I remember a guy I worked for a decade ago. He was a hard-nosed contractor who didn't say much. One Friday, after a particularly brutal week in the heat, I grabbed a case of water and some Gatorade for the crew on my own dime. It was twenty bucks. He didn't say anything that day. Two weeks later, my truck broke down. I called him to say I'd be late. He showed up at my house with a trailer, towed me to the shop, and drove me to the site. When I thanked him profusely, he just looked at me and said, "You bought the water when it was ninety degrees outside. We're even." That small gesture was his way of keeping the ledger balanced. If I hadn't acknowledged his help that day, the relationship would have soured. Instead, it solidified. I learned that day to define your life code by how you treat the people who help you do the heavy lifting.

The Digital Excuse

Are people actually too busy or self-interested to take three seconds out of their day? As a result of today's digital connectivity, you have multiple means of communicating your gratefulness. You have phone calls, email, text, DMs, and even the old-school snail mail letter. If you can sit on the toilet scrolling through Instagram, or lay in bed swiping left and right on dating apps, you can certainly find time to cultivate your personal relationships and show that you are not entitled. The bar for being a decent man is currently so low that simply skipping the "taker" mentality puts you in the top 10% of the room. I’ve seen men lose great opportunities because they were technically brilliant but socially illiterate. For more on the basics, check out the skills every man should have by the time he hits thirty.

How to Stay Likeable

When you express gratitude, you are acknowledging a transfer of value. You are saying, "I see what you did, and I don't take it for granted." This keeps the door open for future acts of generosity. If you become the guy who always says thanks, people will want to do things for you. It’s a selfish reason to be a good person, but it works. Nobody wants to help the guy who acts like he’s doing you a favor by accepting your help. Eventually, the favors stop coming. The invites dry up. You end up alone on your mountain of entitlement, wondering why nobody calls.

What To Do This Week

  1. Send a text to one person who helped you out this month, even if it was something small.

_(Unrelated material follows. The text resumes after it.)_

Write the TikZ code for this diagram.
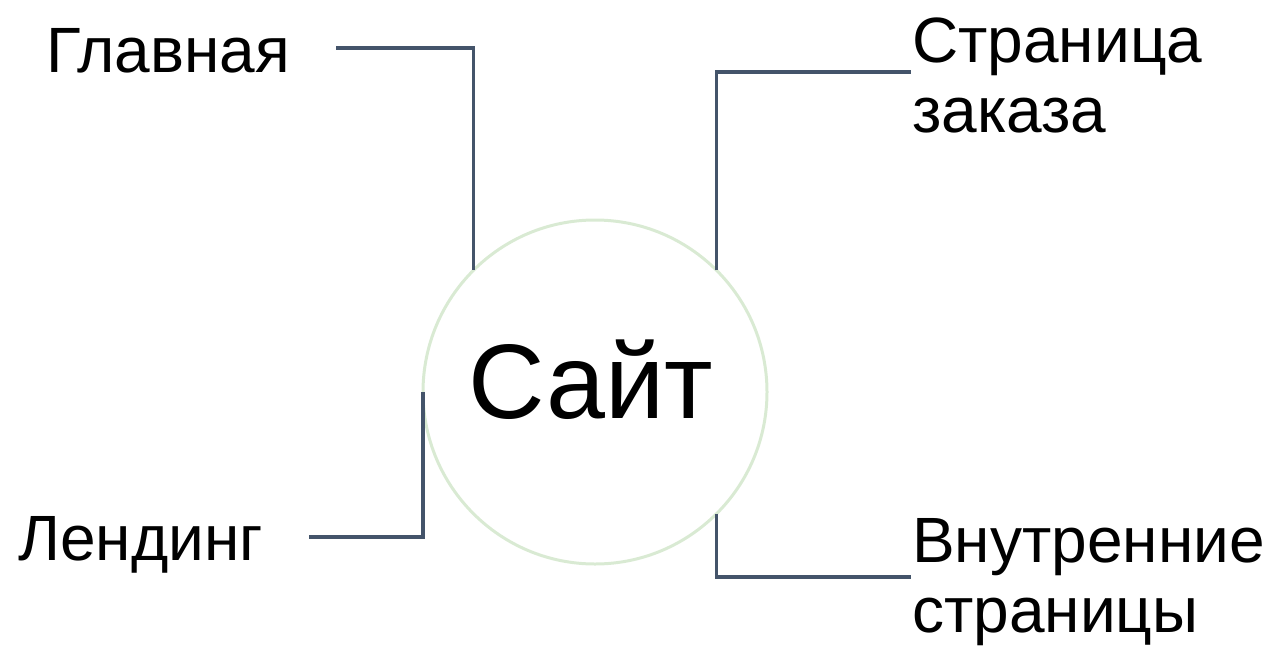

  2. The next time a waiter or cashier finishes a transaction, make eye contact and say it clearly.

  3. Buy a pack of simple thank-you cards and keep them in your desk; use one the next time someone gives you a referral or a gift.

  4. Observe how often you feel slighted when someone ignores your help—then make sure you aren't doing the same to others.

Take a moment to say thank you. You'll be glad you did, and more importantly, people might actually start liking you.